======== Provided data ========

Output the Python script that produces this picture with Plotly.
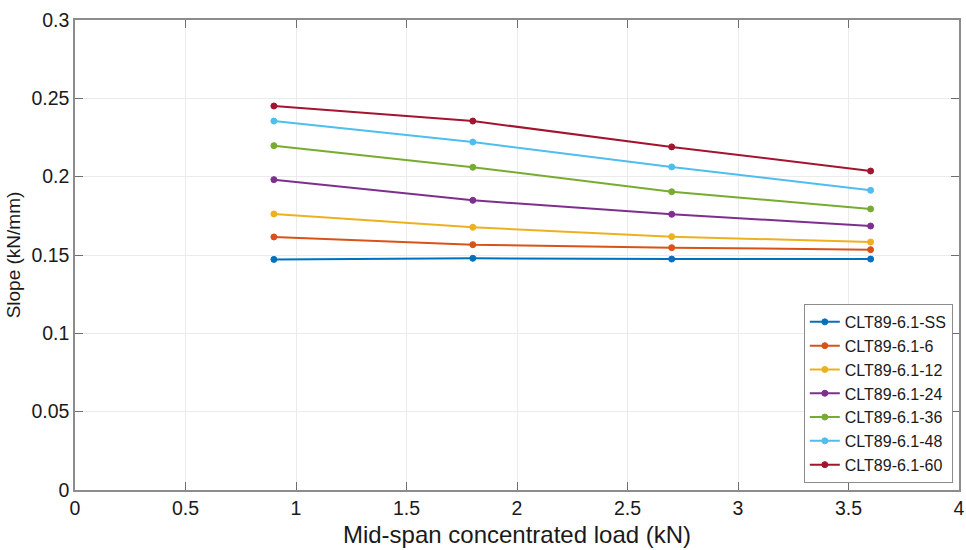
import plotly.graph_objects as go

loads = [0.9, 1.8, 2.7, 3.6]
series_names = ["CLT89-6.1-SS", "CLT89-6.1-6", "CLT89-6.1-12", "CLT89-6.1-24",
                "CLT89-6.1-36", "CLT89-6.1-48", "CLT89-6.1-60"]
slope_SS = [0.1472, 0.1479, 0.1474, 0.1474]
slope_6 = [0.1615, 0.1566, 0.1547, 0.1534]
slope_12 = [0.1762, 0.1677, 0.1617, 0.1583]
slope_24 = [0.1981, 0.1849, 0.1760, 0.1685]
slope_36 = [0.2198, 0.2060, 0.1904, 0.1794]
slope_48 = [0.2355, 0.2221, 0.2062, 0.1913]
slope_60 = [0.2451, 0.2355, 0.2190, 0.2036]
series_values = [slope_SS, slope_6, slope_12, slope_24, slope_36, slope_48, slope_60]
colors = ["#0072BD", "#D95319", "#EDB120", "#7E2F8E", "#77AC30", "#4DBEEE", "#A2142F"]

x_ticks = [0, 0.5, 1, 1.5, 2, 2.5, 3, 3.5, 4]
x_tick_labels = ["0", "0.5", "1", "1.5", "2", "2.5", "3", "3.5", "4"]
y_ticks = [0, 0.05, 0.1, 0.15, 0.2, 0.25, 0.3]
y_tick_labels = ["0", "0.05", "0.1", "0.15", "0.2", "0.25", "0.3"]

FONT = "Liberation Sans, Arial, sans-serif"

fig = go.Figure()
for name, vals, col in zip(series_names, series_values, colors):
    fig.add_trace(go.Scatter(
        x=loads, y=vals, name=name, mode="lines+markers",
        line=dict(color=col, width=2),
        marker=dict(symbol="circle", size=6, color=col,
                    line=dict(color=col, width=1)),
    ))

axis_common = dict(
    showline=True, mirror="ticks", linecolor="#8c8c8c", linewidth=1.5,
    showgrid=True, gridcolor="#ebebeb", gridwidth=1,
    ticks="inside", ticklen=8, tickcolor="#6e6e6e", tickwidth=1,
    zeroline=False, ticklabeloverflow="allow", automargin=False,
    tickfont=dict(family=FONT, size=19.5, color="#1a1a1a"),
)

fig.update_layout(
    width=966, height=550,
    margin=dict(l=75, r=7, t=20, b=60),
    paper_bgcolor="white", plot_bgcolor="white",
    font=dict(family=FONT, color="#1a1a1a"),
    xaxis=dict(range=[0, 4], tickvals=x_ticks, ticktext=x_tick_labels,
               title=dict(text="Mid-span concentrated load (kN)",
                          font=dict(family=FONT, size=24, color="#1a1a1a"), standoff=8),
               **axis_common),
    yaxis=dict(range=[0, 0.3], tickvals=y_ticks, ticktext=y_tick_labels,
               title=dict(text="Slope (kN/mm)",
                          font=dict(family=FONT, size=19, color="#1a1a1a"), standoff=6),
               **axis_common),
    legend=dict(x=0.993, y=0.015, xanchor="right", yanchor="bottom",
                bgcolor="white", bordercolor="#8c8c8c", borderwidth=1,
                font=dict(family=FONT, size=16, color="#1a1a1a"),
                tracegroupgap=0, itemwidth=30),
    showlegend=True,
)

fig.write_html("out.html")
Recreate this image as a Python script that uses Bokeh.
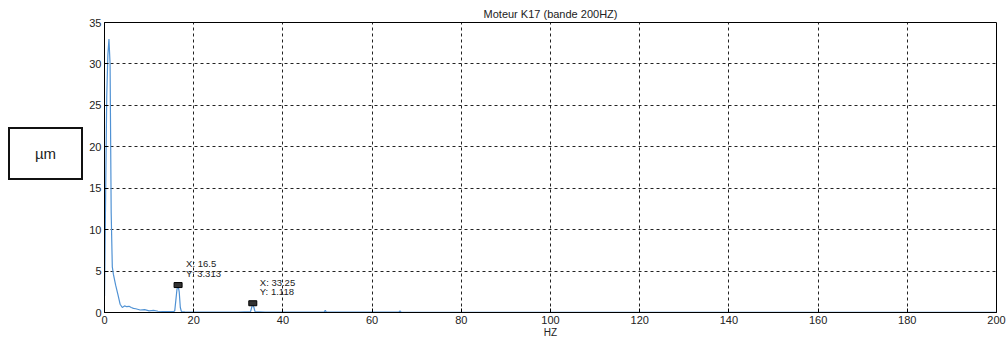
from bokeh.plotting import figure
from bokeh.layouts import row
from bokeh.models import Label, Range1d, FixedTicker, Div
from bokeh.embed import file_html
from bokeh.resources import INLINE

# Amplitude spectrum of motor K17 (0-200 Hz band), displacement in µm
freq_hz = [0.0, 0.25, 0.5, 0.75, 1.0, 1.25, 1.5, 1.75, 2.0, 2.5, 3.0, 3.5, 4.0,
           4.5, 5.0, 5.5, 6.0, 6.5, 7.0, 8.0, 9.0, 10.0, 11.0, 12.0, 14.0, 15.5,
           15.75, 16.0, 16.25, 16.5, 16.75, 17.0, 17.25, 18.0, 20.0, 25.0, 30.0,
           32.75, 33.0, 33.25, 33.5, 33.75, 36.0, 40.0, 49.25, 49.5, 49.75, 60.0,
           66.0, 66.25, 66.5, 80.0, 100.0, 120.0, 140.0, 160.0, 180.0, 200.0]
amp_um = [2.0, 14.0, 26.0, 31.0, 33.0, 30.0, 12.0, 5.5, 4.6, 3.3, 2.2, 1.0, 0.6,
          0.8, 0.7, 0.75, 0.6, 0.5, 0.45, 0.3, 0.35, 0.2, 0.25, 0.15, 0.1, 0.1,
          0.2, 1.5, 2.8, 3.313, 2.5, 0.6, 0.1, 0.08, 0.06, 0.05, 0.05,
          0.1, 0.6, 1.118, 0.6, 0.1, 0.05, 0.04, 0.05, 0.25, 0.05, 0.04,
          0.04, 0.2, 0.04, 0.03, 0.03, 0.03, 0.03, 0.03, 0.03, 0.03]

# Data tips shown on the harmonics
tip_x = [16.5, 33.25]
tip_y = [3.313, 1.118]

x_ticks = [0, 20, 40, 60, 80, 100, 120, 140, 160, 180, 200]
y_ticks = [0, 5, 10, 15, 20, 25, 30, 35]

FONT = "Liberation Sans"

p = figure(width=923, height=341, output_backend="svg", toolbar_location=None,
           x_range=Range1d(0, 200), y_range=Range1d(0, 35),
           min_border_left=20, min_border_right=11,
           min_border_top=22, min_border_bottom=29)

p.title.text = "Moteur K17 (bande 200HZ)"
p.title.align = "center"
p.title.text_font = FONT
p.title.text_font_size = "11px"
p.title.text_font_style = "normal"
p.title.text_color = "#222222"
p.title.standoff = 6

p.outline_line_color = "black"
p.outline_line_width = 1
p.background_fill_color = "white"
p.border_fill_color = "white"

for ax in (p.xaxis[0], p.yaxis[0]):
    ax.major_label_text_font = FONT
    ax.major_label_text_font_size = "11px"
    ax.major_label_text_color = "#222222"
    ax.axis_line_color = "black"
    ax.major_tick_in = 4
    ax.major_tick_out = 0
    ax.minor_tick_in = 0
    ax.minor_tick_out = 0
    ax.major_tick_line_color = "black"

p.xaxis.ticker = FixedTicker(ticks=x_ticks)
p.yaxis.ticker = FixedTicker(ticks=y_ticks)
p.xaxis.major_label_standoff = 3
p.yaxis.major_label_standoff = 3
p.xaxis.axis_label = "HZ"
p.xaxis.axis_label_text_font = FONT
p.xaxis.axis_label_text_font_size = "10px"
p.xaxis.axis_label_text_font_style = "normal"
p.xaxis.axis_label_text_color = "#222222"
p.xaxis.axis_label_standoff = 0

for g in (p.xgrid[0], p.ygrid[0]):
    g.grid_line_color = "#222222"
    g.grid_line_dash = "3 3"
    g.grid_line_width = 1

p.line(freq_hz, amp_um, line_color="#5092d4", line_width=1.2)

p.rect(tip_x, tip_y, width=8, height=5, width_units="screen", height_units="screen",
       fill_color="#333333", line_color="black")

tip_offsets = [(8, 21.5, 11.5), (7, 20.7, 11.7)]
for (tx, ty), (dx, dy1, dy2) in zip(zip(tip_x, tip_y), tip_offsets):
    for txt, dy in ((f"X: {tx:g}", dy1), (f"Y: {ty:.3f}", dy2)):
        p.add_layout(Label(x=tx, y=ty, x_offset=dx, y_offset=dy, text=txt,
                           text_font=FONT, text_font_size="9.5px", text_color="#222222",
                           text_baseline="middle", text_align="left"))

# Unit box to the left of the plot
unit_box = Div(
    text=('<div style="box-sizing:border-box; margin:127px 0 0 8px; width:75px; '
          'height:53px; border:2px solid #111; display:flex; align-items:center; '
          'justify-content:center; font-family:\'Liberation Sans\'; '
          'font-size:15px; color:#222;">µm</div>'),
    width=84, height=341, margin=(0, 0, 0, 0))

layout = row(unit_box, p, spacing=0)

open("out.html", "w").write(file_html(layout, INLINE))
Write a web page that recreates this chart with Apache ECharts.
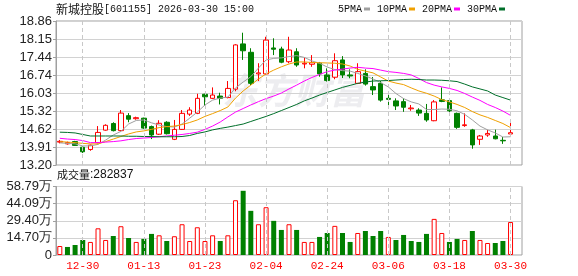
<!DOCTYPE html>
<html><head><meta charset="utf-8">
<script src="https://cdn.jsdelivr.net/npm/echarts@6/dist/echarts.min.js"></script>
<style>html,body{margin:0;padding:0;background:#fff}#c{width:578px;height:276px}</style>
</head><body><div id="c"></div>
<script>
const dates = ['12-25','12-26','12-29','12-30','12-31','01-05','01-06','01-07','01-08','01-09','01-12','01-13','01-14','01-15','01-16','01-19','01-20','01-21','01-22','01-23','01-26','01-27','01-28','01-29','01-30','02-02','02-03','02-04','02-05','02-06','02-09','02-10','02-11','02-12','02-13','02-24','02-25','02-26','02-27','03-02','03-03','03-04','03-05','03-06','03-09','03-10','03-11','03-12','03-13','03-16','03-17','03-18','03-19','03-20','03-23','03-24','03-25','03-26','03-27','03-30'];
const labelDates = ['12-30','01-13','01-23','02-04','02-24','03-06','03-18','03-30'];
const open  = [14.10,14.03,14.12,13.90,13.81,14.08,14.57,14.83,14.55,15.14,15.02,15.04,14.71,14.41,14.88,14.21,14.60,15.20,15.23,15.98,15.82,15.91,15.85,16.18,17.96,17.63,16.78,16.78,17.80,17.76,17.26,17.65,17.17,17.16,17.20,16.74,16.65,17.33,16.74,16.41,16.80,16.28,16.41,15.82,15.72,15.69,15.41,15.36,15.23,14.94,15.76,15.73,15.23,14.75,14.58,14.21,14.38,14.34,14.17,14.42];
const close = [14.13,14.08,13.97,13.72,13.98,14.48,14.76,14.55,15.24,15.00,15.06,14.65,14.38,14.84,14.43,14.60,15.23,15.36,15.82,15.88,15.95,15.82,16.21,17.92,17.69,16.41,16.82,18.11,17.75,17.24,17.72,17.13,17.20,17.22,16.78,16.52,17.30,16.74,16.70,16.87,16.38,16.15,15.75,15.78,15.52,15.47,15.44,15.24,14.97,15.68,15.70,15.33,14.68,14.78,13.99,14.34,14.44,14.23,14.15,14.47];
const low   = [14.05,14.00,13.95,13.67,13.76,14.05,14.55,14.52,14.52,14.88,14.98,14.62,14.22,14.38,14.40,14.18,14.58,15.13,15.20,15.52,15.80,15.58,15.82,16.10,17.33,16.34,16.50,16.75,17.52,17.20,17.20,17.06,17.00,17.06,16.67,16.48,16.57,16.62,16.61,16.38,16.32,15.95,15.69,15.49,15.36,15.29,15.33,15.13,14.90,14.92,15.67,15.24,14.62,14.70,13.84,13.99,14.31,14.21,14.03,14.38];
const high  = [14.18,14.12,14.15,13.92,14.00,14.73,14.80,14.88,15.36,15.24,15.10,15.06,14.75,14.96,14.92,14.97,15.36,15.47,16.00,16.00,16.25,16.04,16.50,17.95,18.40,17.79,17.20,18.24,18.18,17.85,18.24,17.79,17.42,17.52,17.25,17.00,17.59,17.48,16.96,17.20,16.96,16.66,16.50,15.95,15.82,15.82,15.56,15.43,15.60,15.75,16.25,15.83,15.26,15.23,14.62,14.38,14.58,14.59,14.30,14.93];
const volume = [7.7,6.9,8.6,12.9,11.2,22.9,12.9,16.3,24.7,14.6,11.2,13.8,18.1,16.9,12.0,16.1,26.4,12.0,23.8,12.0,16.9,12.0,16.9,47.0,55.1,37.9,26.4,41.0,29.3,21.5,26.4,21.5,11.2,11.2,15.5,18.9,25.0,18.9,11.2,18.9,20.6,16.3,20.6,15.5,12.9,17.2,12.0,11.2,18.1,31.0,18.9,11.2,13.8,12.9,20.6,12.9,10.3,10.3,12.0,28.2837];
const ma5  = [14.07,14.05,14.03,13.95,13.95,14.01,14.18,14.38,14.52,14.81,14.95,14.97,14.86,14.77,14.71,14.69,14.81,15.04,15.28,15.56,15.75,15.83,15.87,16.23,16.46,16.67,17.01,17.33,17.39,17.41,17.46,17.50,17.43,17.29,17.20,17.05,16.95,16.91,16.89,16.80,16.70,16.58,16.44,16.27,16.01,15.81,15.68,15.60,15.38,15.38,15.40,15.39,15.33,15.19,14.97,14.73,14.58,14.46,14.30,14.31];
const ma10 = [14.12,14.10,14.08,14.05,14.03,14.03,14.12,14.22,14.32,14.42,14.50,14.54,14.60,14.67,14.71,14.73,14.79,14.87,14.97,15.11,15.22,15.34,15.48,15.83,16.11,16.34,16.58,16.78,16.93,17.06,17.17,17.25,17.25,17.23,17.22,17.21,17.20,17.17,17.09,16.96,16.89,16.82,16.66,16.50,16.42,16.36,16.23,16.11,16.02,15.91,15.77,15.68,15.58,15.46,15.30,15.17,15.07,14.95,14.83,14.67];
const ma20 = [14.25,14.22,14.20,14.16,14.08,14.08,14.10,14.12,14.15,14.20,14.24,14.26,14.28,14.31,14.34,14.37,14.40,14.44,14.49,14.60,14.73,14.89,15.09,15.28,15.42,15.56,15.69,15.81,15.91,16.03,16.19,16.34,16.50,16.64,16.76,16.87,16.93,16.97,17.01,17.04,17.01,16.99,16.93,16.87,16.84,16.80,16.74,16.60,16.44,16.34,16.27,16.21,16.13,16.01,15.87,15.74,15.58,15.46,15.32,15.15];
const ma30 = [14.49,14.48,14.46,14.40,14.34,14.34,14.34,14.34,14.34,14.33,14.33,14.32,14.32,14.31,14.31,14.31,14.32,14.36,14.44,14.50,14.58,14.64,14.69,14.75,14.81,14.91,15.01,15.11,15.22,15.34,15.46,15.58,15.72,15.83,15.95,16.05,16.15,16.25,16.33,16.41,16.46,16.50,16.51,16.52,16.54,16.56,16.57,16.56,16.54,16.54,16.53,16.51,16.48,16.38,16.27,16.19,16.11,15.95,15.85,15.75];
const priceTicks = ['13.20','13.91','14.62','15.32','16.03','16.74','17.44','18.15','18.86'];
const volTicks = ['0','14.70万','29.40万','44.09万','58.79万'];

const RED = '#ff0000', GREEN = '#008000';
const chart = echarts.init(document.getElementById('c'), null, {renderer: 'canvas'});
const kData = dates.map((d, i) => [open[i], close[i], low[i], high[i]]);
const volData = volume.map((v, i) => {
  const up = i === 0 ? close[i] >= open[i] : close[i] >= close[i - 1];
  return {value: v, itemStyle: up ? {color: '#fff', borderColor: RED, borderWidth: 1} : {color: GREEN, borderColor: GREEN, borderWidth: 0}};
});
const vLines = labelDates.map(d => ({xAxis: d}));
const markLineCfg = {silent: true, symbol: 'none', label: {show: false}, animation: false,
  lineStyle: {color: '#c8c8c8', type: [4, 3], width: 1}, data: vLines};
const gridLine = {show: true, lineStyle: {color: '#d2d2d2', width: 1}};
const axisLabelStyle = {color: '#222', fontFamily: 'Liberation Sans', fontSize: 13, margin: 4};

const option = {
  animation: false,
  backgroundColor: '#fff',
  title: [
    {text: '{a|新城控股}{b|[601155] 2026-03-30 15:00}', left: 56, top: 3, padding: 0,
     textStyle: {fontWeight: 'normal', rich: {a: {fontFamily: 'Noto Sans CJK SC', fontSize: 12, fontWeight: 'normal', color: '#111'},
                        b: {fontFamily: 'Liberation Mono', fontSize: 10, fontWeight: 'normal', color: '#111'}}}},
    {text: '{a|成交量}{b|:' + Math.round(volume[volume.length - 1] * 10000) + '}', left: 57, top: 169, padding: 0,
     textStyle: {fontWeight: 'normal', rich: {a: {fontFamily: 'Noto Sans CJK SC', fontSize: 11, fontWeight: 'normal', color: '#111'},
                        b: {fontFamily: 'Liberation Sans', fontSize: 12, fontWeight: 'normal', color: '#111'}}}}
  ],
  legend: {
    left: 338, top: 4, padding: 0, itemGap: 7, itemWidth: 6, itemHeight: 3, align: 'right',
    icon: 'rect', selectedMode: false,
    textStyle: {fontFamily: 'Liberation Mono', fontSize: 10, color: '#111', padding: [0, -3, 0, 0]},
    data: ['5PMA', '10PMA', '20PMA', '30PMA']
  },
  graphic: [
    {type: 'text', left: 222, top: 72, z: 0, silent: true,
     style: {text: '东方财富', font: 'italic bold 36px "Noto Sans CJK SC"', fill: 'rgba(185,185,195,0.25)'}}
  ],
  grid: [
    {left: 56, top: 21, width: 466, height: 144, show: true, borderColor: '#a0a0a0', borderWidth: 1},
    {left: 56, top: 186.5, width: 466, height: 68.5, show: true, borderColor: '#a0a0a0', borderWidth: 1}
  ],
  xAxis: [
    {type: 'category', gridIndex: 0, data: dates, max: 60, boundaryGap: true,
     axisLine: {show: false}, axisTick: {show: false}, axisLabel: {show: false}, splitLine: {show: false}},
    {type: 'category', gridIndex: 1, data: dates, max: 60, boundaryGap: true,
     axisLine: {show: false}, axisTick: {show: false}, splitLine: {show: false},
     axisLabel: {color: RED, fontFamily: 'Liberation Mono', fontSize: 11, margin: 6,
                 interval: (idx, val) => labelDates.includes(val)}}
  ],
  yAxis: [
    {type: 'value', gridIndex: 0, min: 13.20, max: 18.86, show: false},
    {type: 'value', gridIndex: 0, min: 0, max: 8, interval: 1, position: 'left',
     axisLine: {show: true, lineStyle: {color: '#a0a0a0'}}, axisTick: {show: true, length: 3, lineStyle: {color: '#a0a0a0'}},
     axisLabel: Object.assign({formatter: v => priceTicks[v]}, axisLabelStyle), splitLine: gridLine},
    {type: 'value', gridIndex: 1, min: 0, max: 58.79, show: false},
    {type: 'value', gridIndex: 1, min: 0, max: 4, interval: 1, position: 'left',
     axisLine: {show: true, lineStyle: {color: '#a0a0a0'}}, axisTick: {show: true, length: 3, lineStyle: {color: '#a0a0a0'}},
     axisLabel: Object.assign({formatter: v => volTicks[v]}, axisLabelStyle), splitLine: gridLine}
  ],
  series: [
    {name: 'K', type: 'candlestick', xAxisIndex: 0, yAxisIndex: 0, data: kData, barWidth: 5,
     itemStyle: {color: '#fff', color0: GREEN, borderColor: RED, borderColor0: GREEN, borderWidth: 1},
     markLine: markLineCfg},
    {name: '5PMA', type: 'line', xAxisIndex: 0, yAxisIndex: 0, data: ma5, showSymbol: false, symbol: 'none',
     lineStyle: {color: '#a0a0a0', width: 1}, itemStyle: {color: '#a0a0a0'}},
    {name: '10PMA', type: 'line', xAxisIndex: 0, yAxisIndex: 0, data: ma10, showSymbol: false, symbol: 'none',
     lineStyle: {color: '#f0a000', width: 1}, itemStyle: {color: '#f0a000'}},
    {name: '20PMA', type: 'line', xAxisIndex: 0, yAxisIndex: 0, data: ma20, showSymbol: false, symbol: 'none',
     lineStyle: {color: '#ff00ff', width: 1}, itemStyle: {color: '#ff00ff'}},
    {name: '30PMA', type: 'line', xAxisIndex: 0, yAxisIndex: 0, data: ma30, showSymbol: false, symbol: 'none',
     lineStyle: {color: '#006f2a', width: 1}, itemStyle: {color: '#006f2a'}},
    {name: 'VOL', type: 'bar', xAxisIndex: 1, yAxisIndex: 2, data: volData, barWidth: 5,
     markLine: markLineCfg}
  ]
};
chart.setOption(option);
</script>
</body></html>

========

> _Exercise task_
Repeat only the lines from the beginning of the material through the line containing "import plotly.graph_objects as go", both ends kept, leaving pictures out.

> _Solution_
Output the Python script that produces this picture with Plotly.
import plotly.graph_objects as go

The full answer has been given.